We are ensnared, unable to mete out retribution upon our abusers due to the looming spectre of legal consequences. Forgiveness may serve as a balm for aching souls in such shadowed realms. At times, herculean self-restraint is the only option. Failed justice, safeguarding negligence, and the protected existence of one’s tormentor cause paralysing frustration, removing all spontaneous action lest one succumbs to vigilantism. Everything else in life becomes frivolous and meaningless in comparison.

I call for a system where CSA survivors can ask to be notified when their offenders get recalled to prison or die.

I call for tougher sentencing for repeat offenders.

I call for trauma-informed policing and timely and appropriate protection from unwanted offender contact.

I call for urgent reforms to the victim's code and data protection policy so that all victims of CSA, historical and current, are given appropriate information about their offender's treatment and management.

I call for an official apology from all the organisations and institutions that place the protection of sex offenders over the healing and recovery of their victims and survivors.

Healing and recovery often begin when justice is served and/or when an abuser dies. For some, it brings closure, a time to move, and, for others, the first chance to speak out. Remember the fallout after the death of Jimmy Savile and the disclosures of hundreds of unresolved victims who were finally able to come forward and the healing that could start to take place.

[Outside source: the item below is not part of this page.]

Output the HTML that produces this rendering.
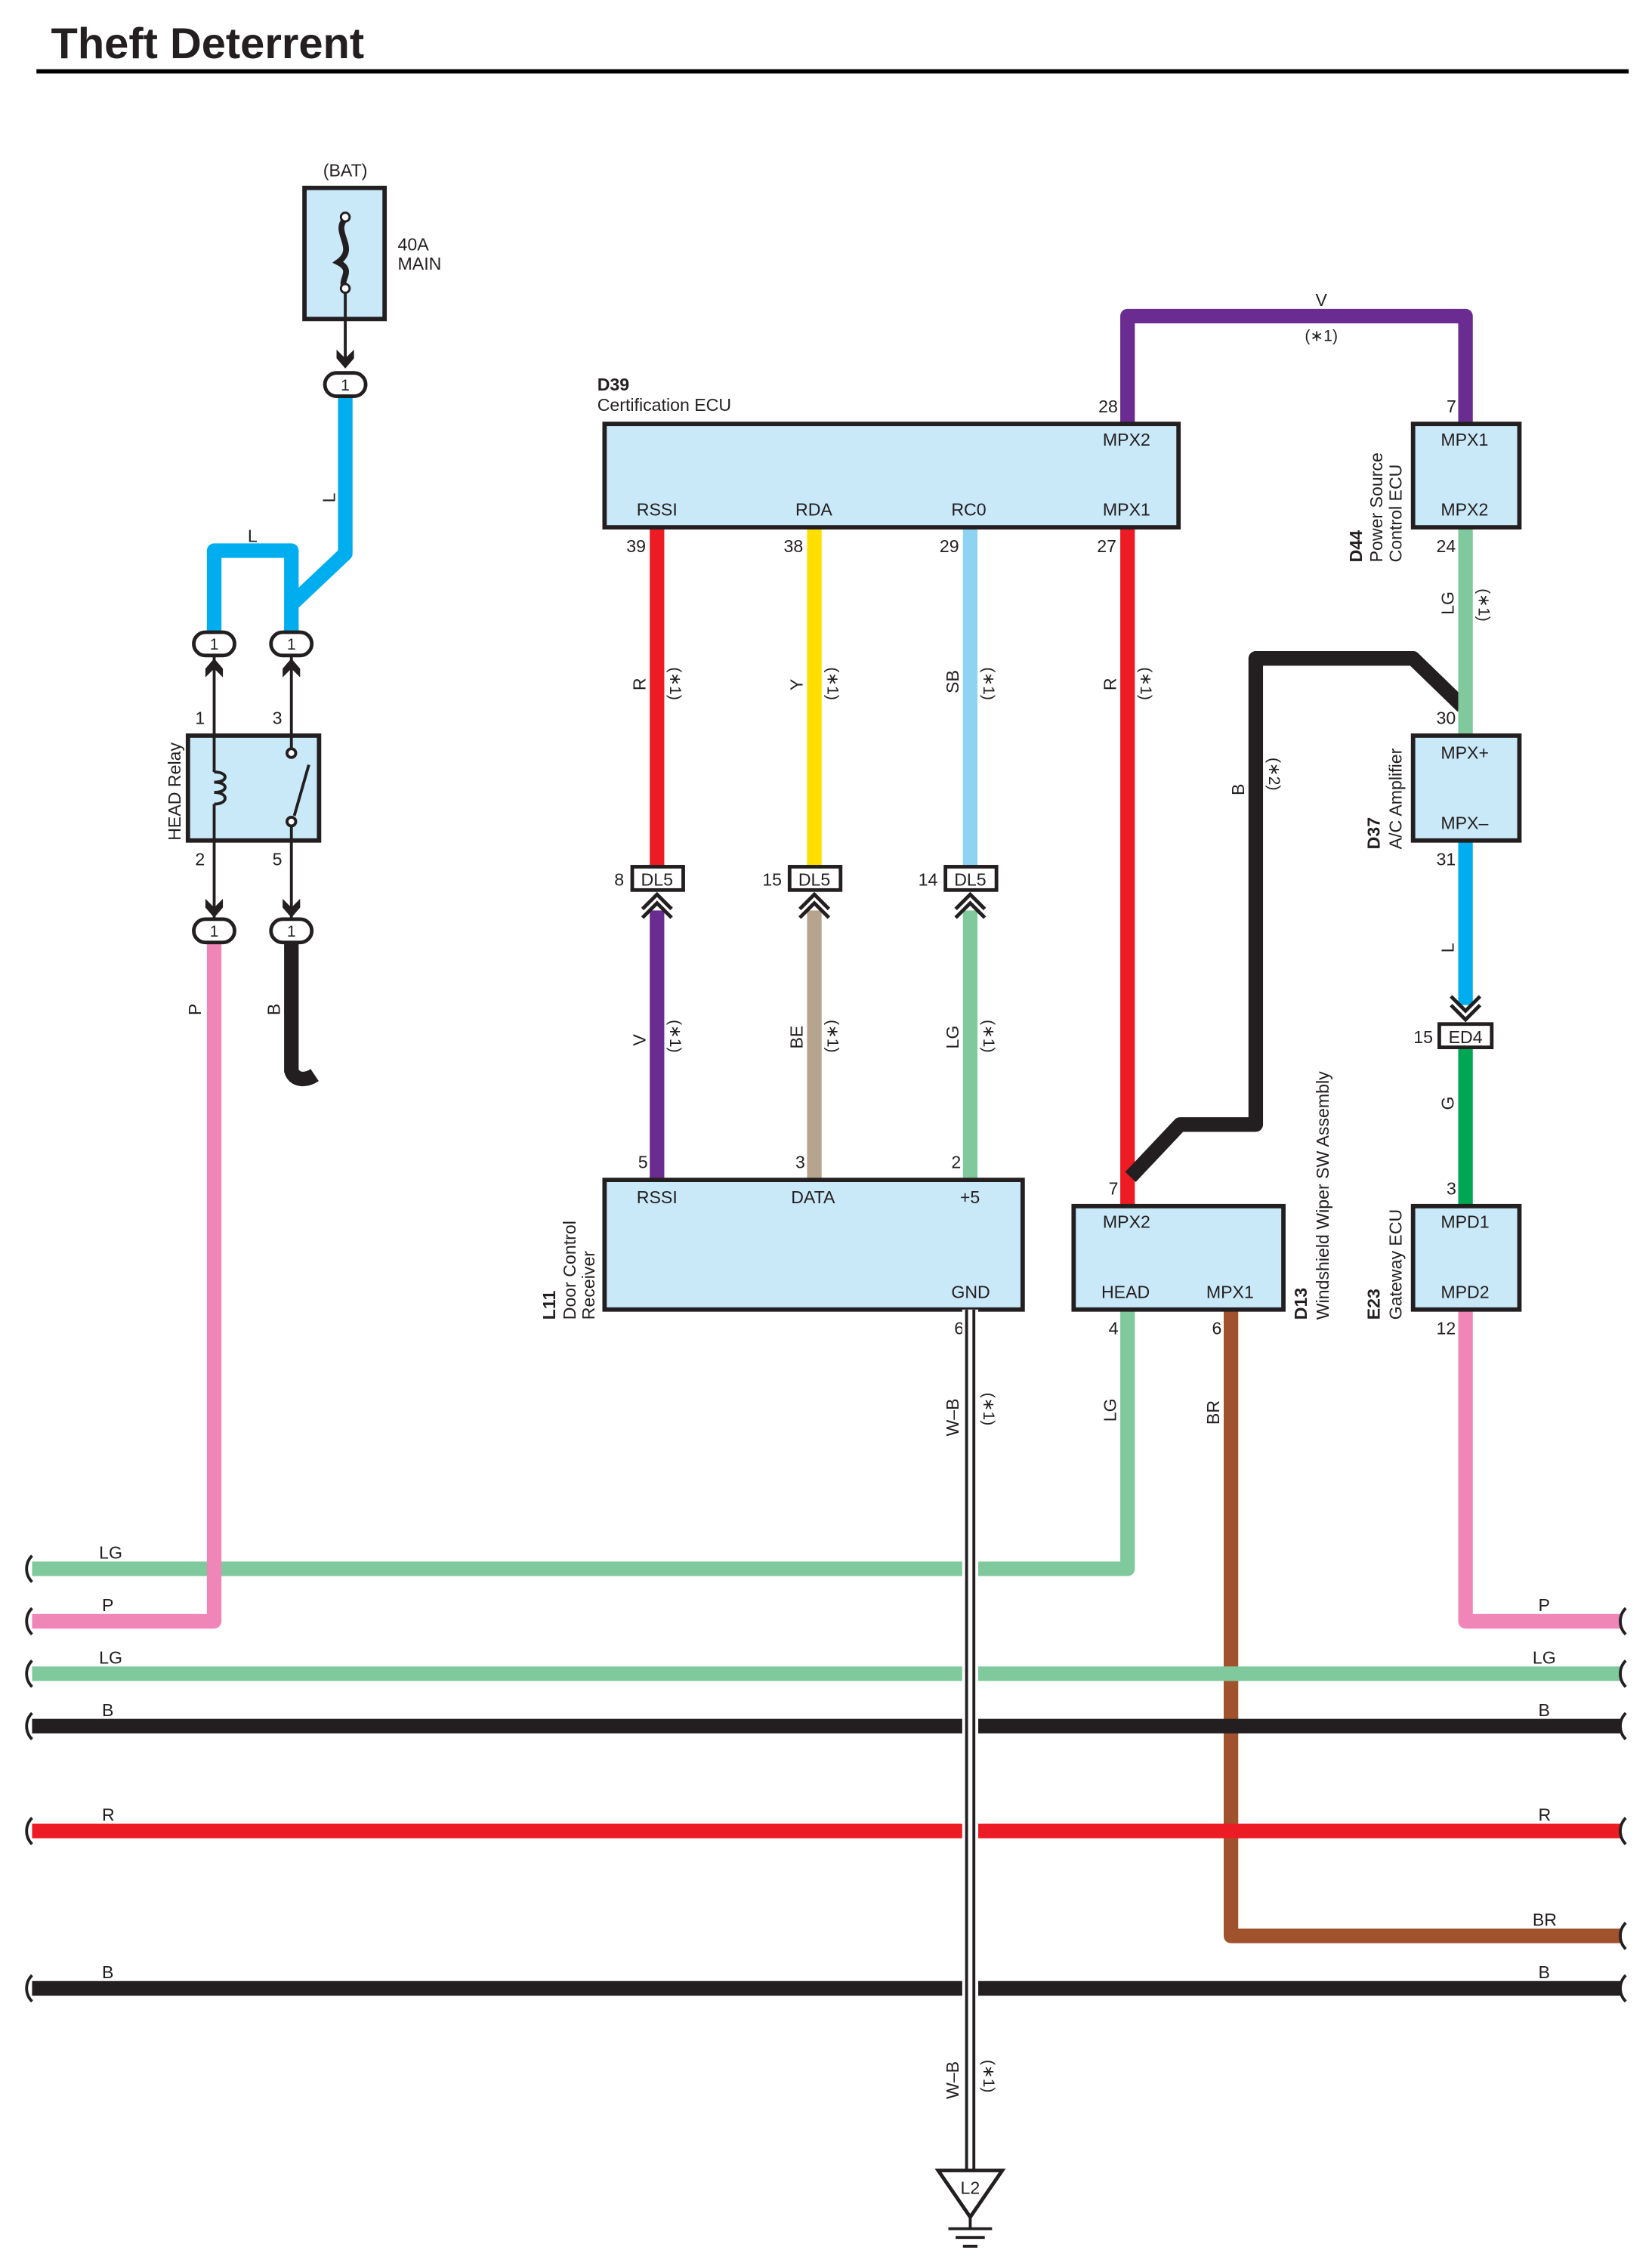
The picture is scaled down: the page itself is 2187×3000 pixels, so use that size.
<!DOCTYPE html>
<html><head><meta charset="utf-8"><style>
html,body{margin:0;padding:0;background:#fff}
svg{display:block}
text{font-family:"Liberation Sans",sans-serif;fill:#231f20}
</style></head><body>
<svg width="2187" height="3000" viewBox="0 0 1134 1555.6" xmlns="http://www.w3.org/2000/svg">
<defs>
<g id="wave"><path d="M0,-9 C-5,-4 -5,4 0,9" fill="none" stroke="#231f20" stroke-width="2"/></g>
</defs>
<text x="35" y="40" font-size="30" font-weight="bold">Theft Deterrent</text>
<line x1="25" y1="49" x2="1118" y2="49" stroke="#000" stroke-width="3"/>

<!-- horizontal bus wires -->
<g fill="none" stroke-linejoin="round">
<polyline points="1113,1329 845,1329 845,899" stroke="#a0522d" stroke-width="10"/>
<polyline points="22,1077 774,1077 774,899" stroke="#80c99d" stroke-width="10"/>
<polyline points="22,1113 147,1113 147,647" stroke="#ef86b7" stroke-width="10"/>
<polyline points="1113,1113 1006,1113 1006,899" stroke="#ef86b7" stroke-width="10"/>
<line x1="22" y1="1149" x2="1113" y2="1149" stroke="#80c99d" stroke-width="10"/>
<line x1="22" y1="1185" x2="1113" y2="1185" stroke="#231f20" stroke-width="10"/>
<line x1="22" y1="1257" x2="1113" y2="1257" stroke="#ed1c24" stroke-width="10"/>
<line x1="22" y1="1365" x2="1113" y2="1365" stroke="#231f20" stroke-width="10"/>
</g>
<g>
<use href="#wave" x="22" y="1077"/><use href="#wave" x="22" y="1113"/><use href="#wave" x="22" y="1149"/><use href="#wave" x="22" y="1185"/><use href="#wave" x="22" y="1257"/><use href="#wave" x="22" y="1365"/>
<use href="#wave" x="1116" y="1113"/><use href="#wave" x="1116" y="1149"/><use href="#wave" x="1116" y="1185"/><use href="#wave" x="1116" y="1257"/><use href="#wave" x="1116" y="1329"/><use href="#wave" x="1116" y="1365"/>
</g>
<g font-size="12">
<text x="68" y="1070">LG</text><text x="70" y="1106">P</text><text x="68" y="1142">LG</text><text x="70" y="1178">B</text><text x="70" y="1250">R</text><text x="70" y="1358">B</text>
<text x="1056" y="1106">P</text><text x="1052" y="1142">LG</text><text x="1056" y="1178">B</text><text x="1056" y="1250">R</text><text x="1052" y="1322">BR</text><text x="1056" y="1358">B</text>
</g>

<!-- BAT fuse -->
<text x="237" y="121" font-size="12" text-anchor="middle">(BAT)</text>
<rect x="209" y="129" width="55" height="90" fill="#c9e8f8" stroke="#231f20" stroke-width="3"/>
<path d="M237,150 C228,160 246,170 232,180 C244,186 232,192 237,198" fill="none" stroke="#231f20" stroke-width="4"/>
<circle cx="237" cy="149" r="3" fill="#fff" stroke="#231f20" stroke-width="1.5"/>
<circle cx="237" cy="198" r="3" fill="#fff" stroke="#231f20" stroke-width="1.5"/>
<line x1="237" y1="201" x2="237" y2="252" stroke="#231f20" stroke-width="2"/>
<text x="273" y="172" font-size="12">40A</text><text x="273" y="185" font-size="12">MAIN</text>

<!-- blue L wires -->
<polyline points="237,272 237,380 200,415 200,435" fill="none" stroke="#00aeef" stroke-width="10" stroke-linejoin="round"/>
<polyline points="147,435 147,378 200,378 200,415" fill="none" stroke="#00aeef" stroke-width="10" stroke-linejoin="round"/>
<text x="230" y="345" font-size="12" transform="rotate(-90 230 345)">L</text>
<text x="170" y="372" font-size="12">L</text>

<!-- relay -->
<rect x="129" y="505" width="90" height="72" fill="#c9e8f8" stroke="#231f20" stroke-width="3"/>
<g stroke="#231f20" stroke-width="2" fill="none">
<line x1="147" y1="450" x2="147" y2="530"/><line x1="147" y1="552" x2="147" y2="632"/>
<path d="M147,530 c10,0 10,7 0,7 c10,0 10,7 0,7 c10,0 10,8 0,8"/>
<line x1="200" y1="450" x2="200" y2="514"/><line x1="200" y1="566" x2="200" y2="632"/>
<line x1="202" y1="560" x2="212" y2="525"/>
</g>
<circle cx="200" cy="517" r="3" fill="#fff" stroke="#231f20" stroke-width="2"/>
<circle cx="200" cy="564" r="3" fill="#fff" stroke="#231f20" stroke-width="2"/>
<text x="124" y="577" font-size="12" transform="rotate(-90 124 577)">HEAD Relay</text>
<g font-size="12"><text x="134" y="497">1</text><text x="187" y="497">3</text><text x="134" y="594">2</text><text x="187" y="594">5</text></g>

<!-- arrows -->
<g fill="#231f20">
<path d="M231,240 l6,6 l6,-6 l0,6 l-6,7 l-6,-7z"/>
<path d="M141,465 l6,-6 l6,6 l0,-6 l-6,-7 l-6,7z"/>
<path d="M194,465 l6,-6 l6,6 l0,-6 l-6,-7 l-6,7z"/>
<path d="M141,617 l6,6 l6,-6 l0,6 l-6,7 l-6,-7z"/>
<path d="M194,617 l6,6 l6,-6 l0,6 l-6,7 l-6,-7z"/>
</g>
<!-- oval connectors -->
<g font-size="11" text-anchor="middle">
<rect x="223" y="256" width="28" height="16" rx="8" fill="#fff" stroke="#231f20" stroke-width="2.5"/><text x="237" y="268">1</text>
<rect x="133" y="434" width="28" height="16" rx="8" fill="#fff" stroke="#231f20" stroke-width="2.5"/><text x="147" y="446">1</text>
<rect x="186" y="434" width="28" height="16" rx="8" fill="#fff" stroke="#231f20" stroke-width="2.5"/><text x="200" y="446">1</text>
<rect x="133" y="631" width="28" height="16" rx="8" fill="#fff" stroke="#231f20" stroke-width="2.5"/><text x="147" y="643">1</text>
<rect x="186" y="631" width="28" height="16" rx="8" fill="#fff" stroke="#231f20" stroke-width="2.5"/><text x="200" y="643">1</text>
</g>
<!-- B wire from relay -->
<path d="M200,647 L200,735 C202,742 210,742 216,738" fill="none" stroke="#231f20" stroke-width="10"/>
<text x="138" y="697" font-size="12" transform="rotate(-90 138 697)">P</text>
<text x="192" y="697" font-size="12" transform="rotate(-90 192 697)">B</text>

<!-- D39 wires -->
<g fill="none" stroke-width="10" stroke-linejoin="round">
<polyline points="774,291 774,217 1006,217 1006,291" stroke="#6b2c91"/>
<line x1="451" y1="362" x2="451" y2="596" stroke="#ed1c24"/>
<line x1="559" y1="362" x2="559" y2="596" stroke="#ffde00"/>
<line x1="666" y1="362" x2="666" y2="596" stroke="#8fd3f3"/>
<line x1="774" y1="362" x2="774" y2="828" stroke="#ed1c24"/>
<line x1="451" y1="625" x2="451" y2="810" stroke="#6b2c91"/>
<line x1="559" y1="625" x2="559" y2="810" stroke="#b7a48e"/>
<line x1="666" y1="625" x2="666" y2="810" stroke="#80c99d"/>
<polyline points="776,808 810,772 862,772 862,452 970,452 1004,485" stroke="#231f20"/>
<line x1="1006" y1="362" x2="1006" y2="505" stroke="#80c99d"/>
<line x1="1006" y1="577" x2="1006" y2="690" stroke="#00aeef"/>
<line x1="1006" y1="719" x2="1006" y2="828" stroke="#00a651"/>
</g>
<text x="907" y="210" font-size="12" text-anchor="middle">V</text>
<text x="907" y="234" font-size="11" text-anchor="middle">(∗1)</text>

<rect x="415" y="291" width="394" height="71" fill="#c9e8f8" stroke="#231f20" stroke-width="3"/>
<text x="410" y="268" font-size="12" font-weight="bold">D39</text>
<text x="410" y="282" font-size="12">Certification ECU</text>
<g font-size="12">
<text x="757" y="306">MPX2</text><text x="437" y="354">RSSI</text><text x="546" y="354">RDA</text><text x="653" y="354">RC0</text><text x="757" y="354">MPX1</text>
<text x="754" y="283">28</text><text x="430" y="379">39</text><text x="538" y="379">38</text><text x="645" y="379">29</text><text x="753" y="379">27</text>
</g>
<!-- vertical labels -->
<g font-size="12">
<text x="443" y="474" transform="rotate(-90 443 474)">R</text>
<text x="551" y="474" transform="rotate(-90 551 474)">Y</text>
<text x="658" y="476" transform="rotate(-90 658 476)">SB</text>
<text x="766" y="474" transform="rotate(-90 766 474)">R</text>
<text x="443" y="718" transform="rotate(-90 443 718)">V</text>
<text x="551" y="720" transform="rotate(-90 551 720)">BE</text>
<text x="658" y="720" transform="rotate(-90 658 720)">LG</text>
<text x="854" y="546" transform="rotate(-90 854 546)">B</text>
<text x="998" y="422" transform="rotate(-90 998 422)">LG</text>
<text x="998" y="654" transform="rotate(-90 998 654)">L</text>
<text x="998" y="762" transform="rotate(-90 998 762)">G</text>
<text x="658" y="986" transform="rotate(-90 658 986)">W–B</text>
<text x="766" y="976" transform="rotate(-90 766 976)">LG</text>
<text x="837" y="978" transform="rotate(-90 837 978)">BR</text>
<text x="658" y="1441" transform="rotate(-90 658 1441)">W–B</text>
</g>
<g font-size="11">
<text x="460" y="482" transform="rotate(90 460 482) translate(-24 0)">(∗1)</text>
<text x="568" y="482" transform="rotate(90 568 482) translate(-24 0)">(∗1)</text>
<text x="675" y="482" transform="rotate(90 675 482) translate(-24 0)">(∗1)</text>
<text x="783" y="482" transform="rotate(90 783 482) translate(-24 0)">(∗1)</text>
<text x="460" y="724" transform="rotate(90 460 724) translate(-24 0)">(∗1)</text>
<text x="568" y="724" transform="rotate(90 568 724) translate(-24 0)">(∗1)</text>
<text x="675" y="724" transform="rotate(90 675 724) translate(-24 0)">(∗1)</text>
<text x="871" y="544" transform="rotate(90 871 544) translate(-24 0)">(∗2)</text>
<text x="1015" y="428" transform="rotate(90 1015 428) translate(-24 0)">(∗1)</text>
<text x="675" y="980" transform="rotate(90 675 980) translate(-24 0)">(∗1)</text>
<text x="675" y="1438" transform="rotate(90 675 1438) translate(-24 0)">(∗1)</text>
</g>

<!-- DL5 connectors -->
<g font-size="12" text-anchor="middle">
<rect x="434" y="595" width="35" height="16" fill="#fff" stroke="#231f20" stroke-width="2.5"/><text x="451" y="608">DL5</text>
<rect x="542" y="595" width="35" height="16" fill="#fff" stroke="#231f20" stroke-width="2.5"/><text x="559" y="608">DL5</text>
<rect x="649" y="595" width="35" height="16" fill="#fff" stroke="#231f20" stroke-width="2.5"/><text x="666" y="608">DL5</text>
<rect x="988" y="703" width="36" height="16" fill="#fff" stroke="#231f20" stroke-width="2.5"/><text x="1006" y="716">ED4</text>
<text x="425" y="608">8</text><text x="530" y="608">15</text><text x="637" y="608">14</text><text x="977" y="716">15</text>
</g>
<g fill="none" stroke="#231f20" stroke-width="2.5">
<path d="M441,624 l10,-10 l10,10 M441,630 l10,-10 l10,10"/>
<path d="M549,624 l10,-10 l10,10 M549,630 l10,-10 l10,10"/>
<path d="M656,624 l10,-10 l10,10 M656,630 l10,-10 l10,10"/>
<path d="M996,684 l10,10 l10,-10 M996,690 l10,10 l10,-10"/>
</g>

<!-- D44 -->
<rect x="970" y="291" width="73" height="71" fill="#c9e8f8" stroke="#231f20" stroke-width="3"/>
<g font-size="12"><text x="989" y="306">MPX1</text><text x="989" y="354">MPX2</text><text x="993" y="283">7</text><text x="986" y="379">24</text></g>
<text x="935" y="386" font-size="12" font-weight="bold" transform="rotate(-90 935 386)">D44</text>
<text x="949" y="386" font-size="12" transform="rotate(-90 949 386)">Power Source</text>
<text x="962" y="386" font-size="12" transform="rotate(-90 962 386)">Control ECU</text>

<!-- D37 -->
<rect x="970" y="505" width="73" height="72" fill="#c9e8f8" stroke="#231f20" stroke-width="3"/>
<g font-size="12"><text x="989" y="521">MPX+</text><text x="989" y="569">MPX–</text><text x="986" y="497">30</text><text x="986" y="594">31</text></g>
<text x="947" y="583" font-size="12" font-weight="bold" transform="rotate(-90 947 583)">D37</text>
<text x="962" y="583" font-size="12" transform="rotate(-90 962 583)">A/C Amplifier</text>

<!-- E23 -->
<rect x="970" y="828" width="73" height="71" fill="#c9e8f8" stroke="#231f20" stroke-width="3"/>
<g font-size="12"><text x="989" y="843">MPD1</text><text x="989" y="891">MPD2</text><text x="993" y="820">3</text><text x="986" y="916">12</text></g>
<text x="947" y="906" font-size="12" font-weight="bold" transform="rotate(-90 947 906)">E23</text>
<text x="962" y="906" font-size="12" transform="rotate(-90 962 906)">Gateway ECU</text>

<!-- L11 -->
<rect x="415" y="810" width="287" height="89" fill="#c9e8f8" stroke="#231f20" stroke-width="3"/>
<g font-size="12"><text x="437" y="826">RSSI</text><text x="543" y="826">DATA</text><text x="659" y="826">+5</text><text x="653" y="891">GND</text>
<text x="438" y="802">5</text><text x="546" y="802">3</text><text x="653" y="802">2</text><text x="655" y="916">6</text></g>
<text x="381" y="906" font-size="12" font-weight="bold" transform="rotate(-90 381 906)">L11</text>
<text x="395" y="906" font-size="12" transform="rotate(-90 395 906)">Door Control</text>
<text x="408" y="906" font-size="12" transform="rotate(-90 408 906)">Receiver</text>

<!-- D13 -->
<rect x="737" y="828" width="144" height="71" fill="#c9e8f8" stroke="#231f20" stroke-width="3"/>
<g font-size="12"><text x="757" y="843">MPX2</text><text x="756" y="891">HEAD</text><text x="828" y="891">MPX1</text>
<text x="761" y="820">7</text><text x="761" y="916">4</text><text x="832" y="916">6</text></g>
<text x="897" y="906" font-size="12" font-weight="bold" transform="rotate(-90 897 906)">D13</text>
<text x="912" y="906" font-size="12" transform="rotate(-90 912 906)">Windshield Wiper SW Assembly</text>

<!-- W-B shielded ground wire -->
<line x1="666" y1="899" x2="666" y2="1490" stroke="#fff" stroke-width="11"/>
<line x1="666" y1="899" x2="666" y2="1490" stroke="#231f20" stroke-width="7"/>
<line x1="666" y1="899" x2="666" y2="1490" stroke="#fff" stroke-width="3"/>
<path d="M644,1490 L688,1490 L666,1522 Z" fill="#fff" stroke="#231f20" stroke-width="2.5"/>
<text x="666" y="1506" font-size="12" text-anchor="middle">L2</text>
<g stroke="#231f20" stroke-width="2">
<line x1="666" y1="1522" x2="666" y2="1530"/>
<line x1="651" y1="1530" x2="681" y2="1530"/>
<line x1="656" y1="1536" x2="676" y2="1536"/>
<line x1="661" y1="1542" x2="671" y2="1542"/>
</g>
</svg>
</body></html>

I often wonder how many of my father’s victims would come forward if they knew about his convictions or death. What healing could take place then? I can only imagine and hope for such a day and try to remind myself that the best revenge is a well-lived life, but even that feels like a silencing and neutralising tactic. How can you live a well-lived life whilst your father rapes women and children? Try not to think about it, pretend he’s already dead, distract yourself with whatever works and pray that another victim comes forward to send him back into prison where he belongs.